Direction:
Your output must consist solely of the lines from the "Emit a web page" line through the "const pointRad = [8.5, 6.5, 8, 8];" line, exactly as written, without images.

··· Extracted material

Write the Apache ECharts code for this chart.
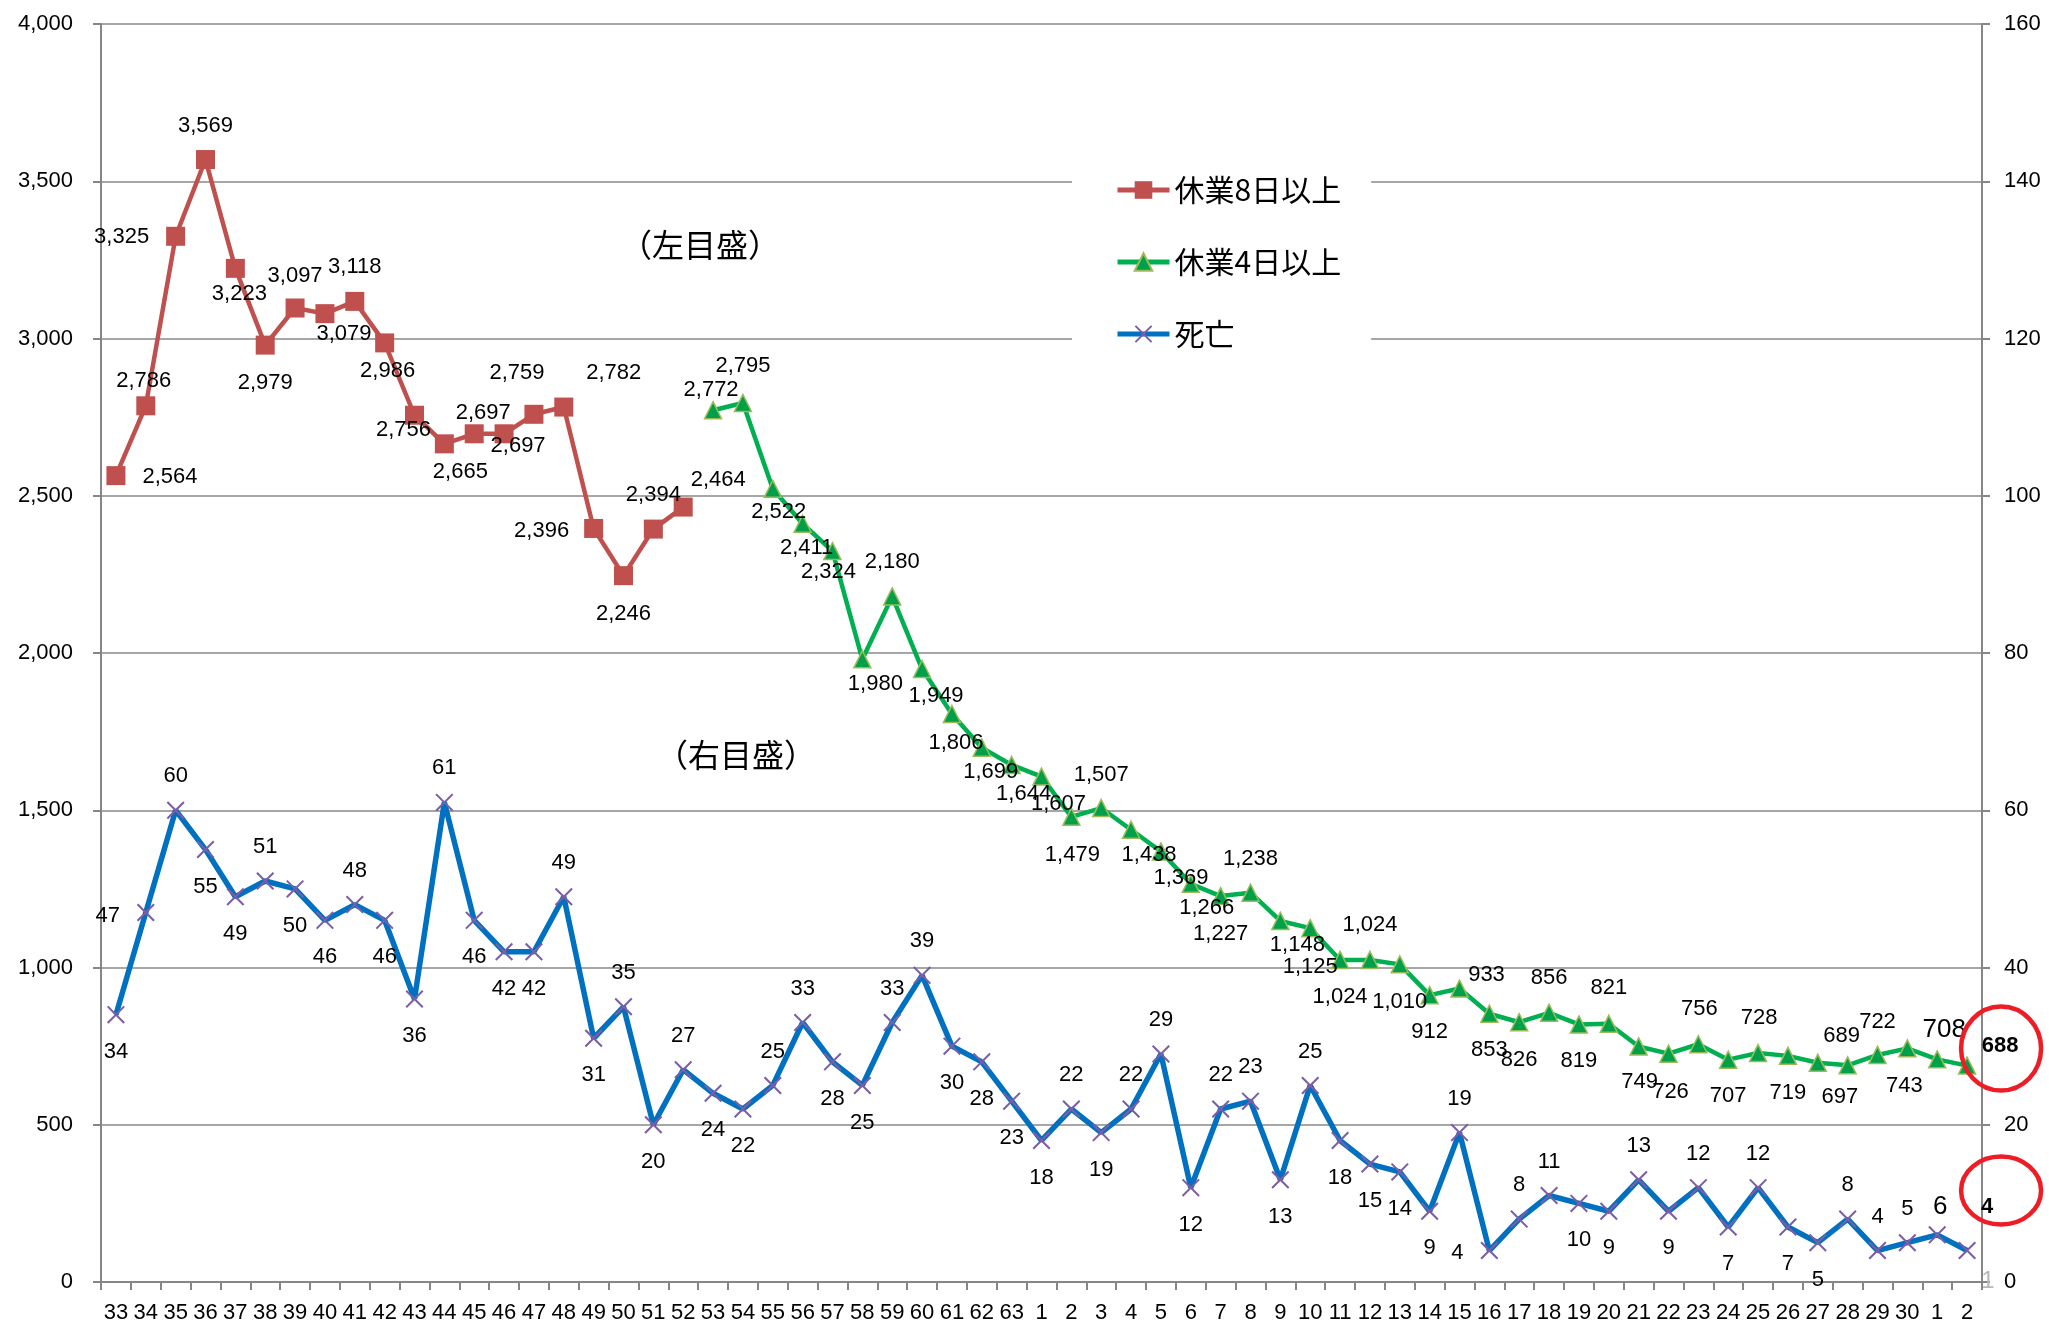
<!DOCTYPE html>
<html><head><meta charset="utf-8">
<script src="https://cdn.jsdelivr.net/npm/echarts@6/dist/echarts.min.js"></script>
<style>html,body{margin:0;padding:0;background:#fff}#c{width:2049px;height:1326px}</style>
</head><body><div id="c"></div>
<script>
// ---- categories (昭和33〜63, 平成1〜30, 令和1〜2) ----
const categories = ['33','34','35','36','37','38','39','40','41','42','43','44','45','46','47','48','49','50','51','52','53','54','55','56','57','58','59','60','61','62','63',
  '1','2','3','4','5','6','7','8','9','10','11','12','13','14','15','16','17','18','19','20','21','22','23','24','25','26','27','28','29','30',
  '1','2'];

// 休業8日以上 (33〜52)
const leave8Values = [2564,2786,3325,3569,3223,2979,3097,3079,3118,2986,2756,2665,2697,2697,2759,2782,2396,2246,2394,2464];
// 休業4日以上 (53〜令和2)
const leave4Values = [2772,2795,2522,2411,2324,1980,2180,1949,1806,1699,1644,
  1607,1479,1507,1438,1369,1266,1227,1238,1148,1125,1024,1024,1010,912,933,853,826,856,819,821,749,726,756,707,728,719,697,689,722,743,
  708,688];
// 死亡 (33〜令和2, 右目盛)
const deathValues = [34,47,60,55,49,51,50,46,48,46,36,61,46,42,42,49,31,35,20,27,24,22,25,33,28,25,33,39,30,28,23,
  18,22,19,22,29,12,22,23,13,25,18,15,14,9,19,4,8,11,10,9,13,9,12,7,12,7,5,8,4,5,
  6,4];

const leftTicks = {min:0, max:4000, interval:500};
const rightTicks = {min:0, max:160, interval:20};

// label placement (pixel offsets from the point)
const leave8LabelOffsets = [[54,1],[-2,-25],[-54,1],[0,-34],[4,26],[0,38],[0,-32],[19,20],[0,-34],[3,28],[-11,15],[16,28],[9,-21],[14,12],[-17,-41],[50,-34],[-52,2],[0,38],[0,-34],[35,-27]];
const leave4LabelOffsets = [[-2,-20],[0,-37],[6,23],[4,24],[-4,21],[13,25],[0,-34],[14,27],[4,29],[9,24],[12,29],
  [17,27],[1,38],[0,-33],[18,25],[20,26],[16,24],[0,38],[0,-34],[17,24],[0,39],
  [0,37],[0,-35],[0,38],[0,37],[27,-14],[0,36],[0,38],[0,-35],[0,37],[0,-36],
  [1,35],[2,38],[1,-35],[0,36],[1,-35],[0,37],[22,34],[-6,-29],[0,-33],[-3,38],
  [7,-30],[33,-20]];
const deathLabelOffsets = ['b',[-38,3],'a','b','b','a','b','b','a','b','b','a','b','b','b','a','b','a','b','a',
  'b','b','a','a','b','b','a','a','b','b','b',
  'b','a','b','a','a','b','a','a','b','a','b','b','b','b','a',[-32,2],'a','a','b','b','a','b','a','b','a','b','b','a','a','a',
  [3,-28],[20,-44]];

const FONT = '"Liberation Sans", Arial, sans-serif';
const CJK = '"Noto Sans CJK JP", "Noto Sans CJK SC", sans-serif';
const fmt = v => Number(v).toLocaleString('en-US');
function off(c){ if(c==='a') return [0,-34]; if(c==='b') return [0,37]; return c; }
function buildData(vals, offsets, lead, trail, special){
  const out = [];
  for(let i=0;i<lead;i++) out.push(null);
  vals.forEach((v,i)=>{
    const lab = {show:true, position:'inside', offset: off(offsets[i])};
    if (special && special[i]) Object.assign(lab, special[i]);
    out.push({value:v, label:lab});
  });
  for(let i=0;i<trail;i++) out.push(null);
  return out;
}
const N = categories.length;
const lastG = leave4Values.length-1, lastD = deathValues.length-1;
const gSpecial = {}; gSpecial[lastG-1] = {fontSize:26}; gSpecial[lastG] = {fontWeight:'bold'};
const dSpecial = {}; dSpecial[lastD-1] = {fontSize:26}; dSpecial[lastD] = {fontWeight:'bold'};

const XPATH = 'path://M0,0.8 L0.8,0 L10,9.2 L9.2,10 Z M9.2,0 L10,0.8 L0.8,10 L0,9.2 Z';
const axisGray = '#868686';
const labelBase = {color:'#000', fontSize:22, fontFamily:FONT, formatter: p => fmt(p.value)};

const chart = echarts.init(document.getElementById('c'), null, {renderer:'canvas', width:2049, height:1326});
chart.setOption({
  animation:false,
  backgroundColor:'#fff',
  grid:{left:101, right:67, top:24, bottom:44, containLabel:false, outerBoundsMode:'none'},
  legend:{
    orient:'vertical', left:1072, top:161, padding:[14,30,14,43], backgroundColor:'#fff',
    itemWidth:52, itemHeight:22, itemGap:42,
    lineStyle:{width:5},
    textStyle:{fontFamily:CJK, fontSize:30, lineHeight:30, color:'#000'},
    data:['休業8日以上','休業4日以上','死亡']
  },
  xAxis:{
    type:'category', data:categories, boundaryGap:true,
    axisLine:{lineStyle:{color:axisGray, width:2}},
    axisTick:{show:true, length:8, lineStyle:{color:axisGray, width:2}},
    axisLabel:{interval:0, color:'#000', fontSize:22, fontFamily:FONT, margin:20},
    splitLine:{show:false}
  },
  yAxis:[
    {type:'value', position:'left', min:leftTicks.min, max:leftTicks.max, interval:leftTicks.interval,
     axisLine:{show:true, lineStyle:{color:axisGray, width:2}},
     axisTick:{show:true, length:8, lineStyle:{color:axisGray, width:2}},
     axisLabel:{formatter:v=>fmt(v), color:'#000', fontSize:22, fontFamily:FONT, margin:28},
     splitLine:{show:true, lineStyle:{color:'#a6a6a6', width:2}}},
    {type:'value', position:'right', min:rightTicks.min, max:rightTicks.max, interval:rightTicks.interval,
     axisLine:{show:true, lineStyle:{color:axisGray, width:2}},
     axisTick:{show:true, length:8, lineStyle:{color:axisGray, width:2}},
     axisLabel:{color:'#000', fontSize:22, fontFamily:FONT, margin:22},
     splitLine:{show:false}}
  ],
  series:[
    {name:'休業8日以上', type:'line', yAxisIndex:0,
     data: buildData(leave8Values, leave8LabelOffsets, 0, N-leave8Values.length),
     symbol:'rect', symbolSize:19,
     lineStyle:{color:'#c0504d', width:4.5}, itemStyle:{color:'#c0504d'},
     label:labelBase, emphasis:{disabled:true}, z:3},
    {name:'休業4日以上', type:'line', yAxisIndex:0,
     data: buildData(leave4Values, leave4LabelOffsets, N-leave4Values.length, 0, gSpecial),
     symbol:'triangle', symbolSize:17,
     lineStyle:{color:'#00b050', width:4.5}, itemStyle:{color:'#00a04a', borderColor:'#9bbb59', borderWidth:1.5},
     label:labelBase, emphasis:{disabled:true}, z:3},
    {name:'死亡', type:'line', yAxisIndex:1,
     data: buildData(deathValues, deathLabelOffsets, 0, 0, dSpecial),
     symbol:XPATH, symbolSize:18, symbolKeepAspect:true,
     lineStyle:{color:'#0070c0', width:5.5}, itemStyle:{color:'#7b5ea7'},
     label:labelBase, emphasis:{disabled:true}, z:4}
  ]
});

const pG = chart.convertToPixel({xAxisIndex:0, yAxisIndex:0}, [N-1, leave4Values[lastG]]);
const pD = chart.convertToPixel({xAxisIndex:0, yAxisIndex:1}, [N-1, deathValues[lastD]]);
const redRing = {stroke:'#ee1c25', lineWidth:4.5, fill:null};
chart.setOption({graphic:[
  {type:'text', x:700, y:245, style:{text:'（左目盛）', font:'32px '+CJK, fill:'#000', align:'center', verticalAlign:'middle'}},
  {type:'text', x:736, y:755, style:{text:'（右目盛）', font:'32px '+CJK, fill:'#000', align:'center', verticalAlign:'middle'}},
  {type:'ellipse', shape:{cx:pG[0]+34, cy:pG[1]-17, rx:40, ry:42}, style:redRing, z:10},
  {type:'ellipse', shape:{cx:pD[0]+34, cy:pD[1]-60, rx:40, ry:34}, style:redRing, z:10},
  {type:'text', x:1988, y:1281, style:{text:'1', font:'24px '+FONT, fill:'#b8b8b8', align:'center', verticalAlign:'middle'}, z:10}
]});
</script>
</body></html>
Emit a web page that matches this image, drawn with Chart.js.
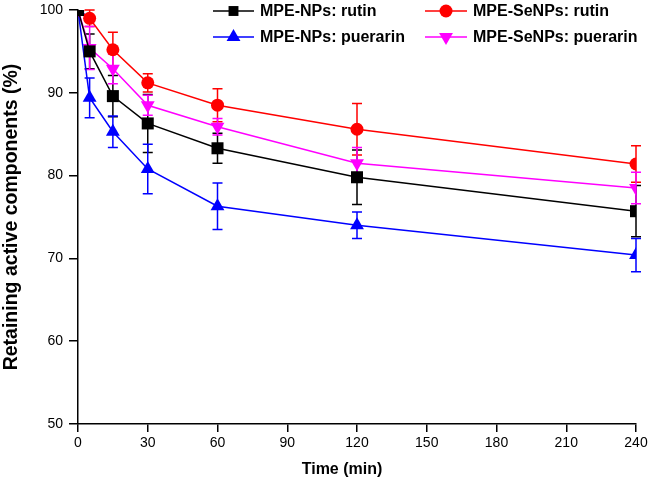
<!DOCTYPE html>
<html><head><meta charset="utf-8">
<script src="https://cdn.jsdelivr.net/npm/chart.js@4"></script>
<style>html,body{margin:0;padding:0;background:#fff}#wrap{width:650px;height:493px;position:relative}</style>
</head><body><div id="wrap"><canvas id="c"></canvas></div>
<script>
const times = [0, 5, 15, 30, 60, 120, 240];
const labelsSeries = ['MPE-NPs: rutin', 'MPE-SeNPs: rutin', 'MPE-NPs: puerarin', 'MPE-SeNPs: puerarin'];
const npRutin = [100, 95.0, 89.6, 86.3, 83.3, 79.8, 75.7];
const npRutinErr = [0, 2.1, 2.5, 3.5, 1.8, 3.3, 3.1];
const seRutin = [100, 99.0, 95.2, 91.2, 88.5, 85.6, 81.4];
const seRutinErr = [0, 1.0, 2.1, 1.1, 2.0, 3.1, 2.2];
const npPuer = [100, 89.4, 85.3, 80.8, 76.3, 74.0, 70.4];
const npPuerErr = [0, 2.4, 1.9, 3.0, 2.8, 1.6, 2.0];
const sePuer = [100, 95.4, 92.9, 88.5, 85.9, 81.5, 78.5];
const sePuerErr = [0, 2.6, 1.8, 1.2, 1.0, 1.9, 1.9];
const xTicks = [0, 30, 60, 90, 120, 150, 180, 210, 240];
const yTicks = [50, 60, 70, 80, 90, 100];
const xTitle = 'Time (min)';
const yTitle = 'Retaining active components (%)';
const colors = ['#000000', '#ff0000', '#0000ff', '#ff00ff'];
const pointStyles = ['rect', 'circle', 'triangle', 'triangle'];
const pointRot = [0, 0, 0, 180];
const pointRad = [8.5, 6.5, 8, 8];

const FONT = "Arial, 'Liberation Sans', Helvetica, sans-serif";
const values = [npRutin, seRutin, npPuer, sePuer];
const errs = [npRutinErr, seRutinErr, npPuerErr, sePuerErr];

const datasets = values.map((v, i) => ({
  label: labelsSeries[i],
  data: times.map((t, j) => ({x: t, y: v[j]})),
  errors: errs[i],
  borderColor: colors[i],
  backgroundColor: colors[i],
  borderWidth: 1.5,
  pointStyle: pointStyles[i],
  pointRotation: pointRot[i],
  pointRadius: pointRad[i],
  pointBorderWidth: 0,
  pointBackgroundColor: colors[i],
  tension: 0
}));

const errorBars = {
  id: 'errorBars',
  beforeDatasetsDraw(chart) {
    const ctx = chart.ctx, xs = chart.scales.x, ys = chart.scales.y;
    ctx.save();
    chart.data.datasets.forEach(ds => {
      ctx.strokeStyle = ds.borderColor;
      ctx.lineWidth = 1.5;
      ds.data.forEach((p, j) => {
        const e = ds.errors[j];
        if (!e) return;
        const x = xs.getPixelForValue(p.x);
        const y1 = ys.getPixelForValue(p.y + e);
        const y2 = ys.getPixelForValue(p.y - e);
        const cw = 5;
        ctx.beginPath();
        ctx.moveTo(x, y1); ctx.lineTo(x, y2);
        ctx.moveTo(x - cw, y1); ctx.lineTo(x + cw, y1);
        ctx.moveTo(x - cw, y2); ctx.lineTo(x + cw, y2);
        ctx.stroke();
      });
    });
    ctx.restore();
  }
};

const customLegend = {
  id: 'customLegend',
  afterDraw(chart) {
    const ctx = chart.ctx;
    const pos = [[213, 11], [425, 11], [213, 37], [425, 37]];
    const lineLen = [41, 42, 41, 42];
    ctx.save();
    chart.data.datasets.forEach((ds, i) => {
      const [lx, ly] = pos[i];
      ctx.strokeStyle = ds.borderColor;
      ctx.lineWidth = 1.5;
      ctx.beginPath();
      ctx.moveTo(lx, ly); ctx.lineTo(lx + lineLen[i], ly);
      ctx.stroke();
      ctx.fillStyle = ds.borderColor;
      Chart.helpers.drawPoint(ctx, {pointStyle: ds.pointStyle, rotation: ds.pointRotation, borderWidth: 0, radius: i === 0 ? 7 : ds.pointRadius}, lx + lineLen[i] / 2, ly);
      ctx.fillStyle = '#000';
      ctx.font = 'bold 16px ' + FONT;
      ctx.textBaseline = 'middle';
      ctx.textAlign = 'left';
      ctx.fillText(ds.label, lx + lineLen[i] + 6, ly + 1);
    });
    // axis titles
    ctx.fillStyle = '#000';
    ctx.textAlign = 'center';
    ctx.textBaseline = 'middle';
    ctx.font = 'bold 16px ' + FONT;
    ctx.fillText(xTitle, 342, 470);
    const a = chart.chartArea;
    ctx.translate(12, (a.top + a.bottom) / 2);
    ctx.rotate(-Math.PI / 2);
    ctx.font = 'bold 19.5px ' + FONT;
    ctx.fillText(yTitle, 0, 0);
    ctx.restore();
  }
};

new Chart(document.getElementById('c'), {
  type: 'line',
  data: {datasets},
  plugins: [errorBars, customLegend],
  options: {
    responsive: true,
    maintainAspectRatio: false,
    animation: false,
    layout: {padding: {top: 10, right: 14, left: 0, bottom: 0}},
    plugins: {legend: {display: false}, tooltip: {enabled: false}},
    scales: {
      x: {
        type: 'linear', min: 0, max: 240,
        afterBuildTicks(s) { s.ticks = xTicks.map(v => ({value: v})); },
        afterFit(s) { s.height = 69; s.paddingLeft = 0; s.paddingRight = 0; },
        grid: {drawOnChartArea: false, color: '#000', lineWidth: 1.5, tickLength: 8},
        border: {color: '#000', width: 1.5},
        ticks: {color: '#000', font: {size: 14, family: FONT}, padding: 3, maxRotation: 0}
      },
      y: {
        type: 'linear', min: 50, max: 100,
        afterBuildTicks(s) { s.ticks = yTicks.map(v => ({value: v})); },
        afterFit(s) { s.width = 78; s.paddingTop = 0; s.paddingBottom = 0; },
        grid: {drawOnChartArea: false, color: '#000', lineWidth: 1.5, tickLength: 9},
        border: {color: '#000', width: 1.5},
        ticks: {color: '#000', font: {size: 14, family: FONT}, padding: 6}
      }
    }
  }
});
</script></body></html>
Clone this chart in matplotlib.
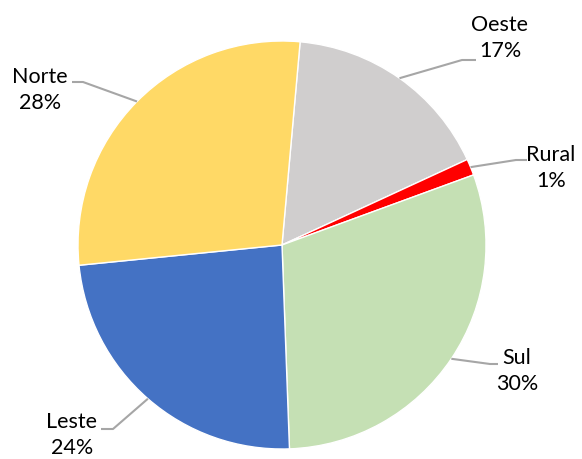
import numpy as np
import matplotlib
matplotlib.use('Agg')
import matplotlib.pyplot as plt

# data
regions = ['Oeste', 'Rural', 'Sul', 'Leste', 'Norte']
shares = [16.7, 1.3, 30.0, 24.0, 28.0]
pct_labels = ['17%', '1%', '30%', '24%', '28%']
colors = ['#D0CECE', '#FF0000', '#C5E0B4', '#4472C4', '#FFD966']

# layout in pixel coords (y measured from top)
W, H = 582, 459
cx, cy, r = 282, 245, 204
start = 84.9
# elbow point of leader, end of horizontal, text centre
elbows = [(462, 60), (516, 160), (490, 364), (113, 429), (83, 82)]
ends = [(476, 60), (527, 160), (498, 364), (101, 429), (72, 82)]
text_pos = [(500, 38), (551, 168), (517, 371), (72, 435), (40, 90)]

plt.rcParams['font.family'] = ['Lato', 'DejaVu Sans']

fig = plt.figure(figsize=(W / 100, H / 100), dpi=100)
ax = fig.add_axes([0, 0, 1, 1])

ax.pie(shares, colors=colors, startangle=start, counterclock=False,
       center=(cx, H - cy), radius=r,
       wedgeprops=dict(edgecolor='white', linewidth=1.0))

ang = start
for i, s in enumerate(shares):
    mid = np.deg2rad(ang - s * 3.6 / 2)
    ang -= s * 3.6
    x0 = cx + r * np.cos(mid)
    y0 = (H - cy) + r * np.sin(mid)
    ex, ey = elbows[i]
    hx, hy = ends[i]
    ax.plot([x0, ex, hx], [y0, H - ey, H - hy], color='#A6A6A6', lw=1.5,
            solid_capstyle='butt')
    tx, ty = text_pos[i]
    ax.text(tx, H - ty, regions[i] + '\n' + pct_labels[i], ha='center',
            va='center', fontsize=15.5, color='black', linespacing=1.4)

ax.set_xlim(0, W)
ax.set_ylim(0, H)
ax.set_aspect('equal')
ax.axis('off')

fig.savefig('out.png', dpi=100)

······

Result for this exercise:
Emit a web page that matches this image, drawn with Chart.js.
<!DOCTYPE html>
<html><head><meta charset="utf-8">
<script src="https://cdn.jsdelivr.net/npm/chart.js@4"></script>
<style>html,body{margin:0;padding:0;background:#fff}#wrap{width:650px;height:493px;position:relative}</style>
</head><body><div id="wrap"><canvas id="c"></canvas></div>
<script>
const times = [0, 5, 15, 30, 60, 120, 240];
const labelsSeries = ['MPE-NPs: rutin', 'MPE-SeNPs: rutin', 'MPE-NPs: puerarin', 'MPE-SeNPs: puerarin'];
const npRutin = [100, 95.0, 89.6, 86.3, 83.3, 79.8, 75.7];
const npRutinErr = [0, 2.1, 2.5, 3.5, 1.8, 3.3, 3.1];
const seRutin = [100, 99.0, 95.2, 91.2, 88.5, 85.6, 81.4];
const seRutinErr = [0, 1.0, 2.1, 1.1, 2.0, 3.1, 2.2];
const npPuer = [100, 89.4, 85.3, 80.8, 76.3, 74.0, 70.4];
const npPuerErr = [0, 2.4, 1.9, 3.0, 2.8, 1.6, 2.0];
const sePuer = [100, 95.4, 92.9, 88.5, 85.9, 81.5, 78.5];
const sePuerErr = [0, 2.6, 1.8, 1.2, 1.0, 1.9, 1.9];
const xTicks = [0, 30, 60, 90, 120, 150, 180, 210, 240];
const yTicks = [50, 60, 70, 80, 90, 100];
const xTitle = 'Time (min)';
const yTitle = 'Retaining active components (%)';
const colors = ['#000000', '#ff0000', '#0000ff', '#ff00ff'];
const pointStyles = ['rect', 'circle', 'triangle', 'triangle'];
const pointRot = [0, 0, 0, 180];
const pointRad = [8.5, 6.5, 8, 8];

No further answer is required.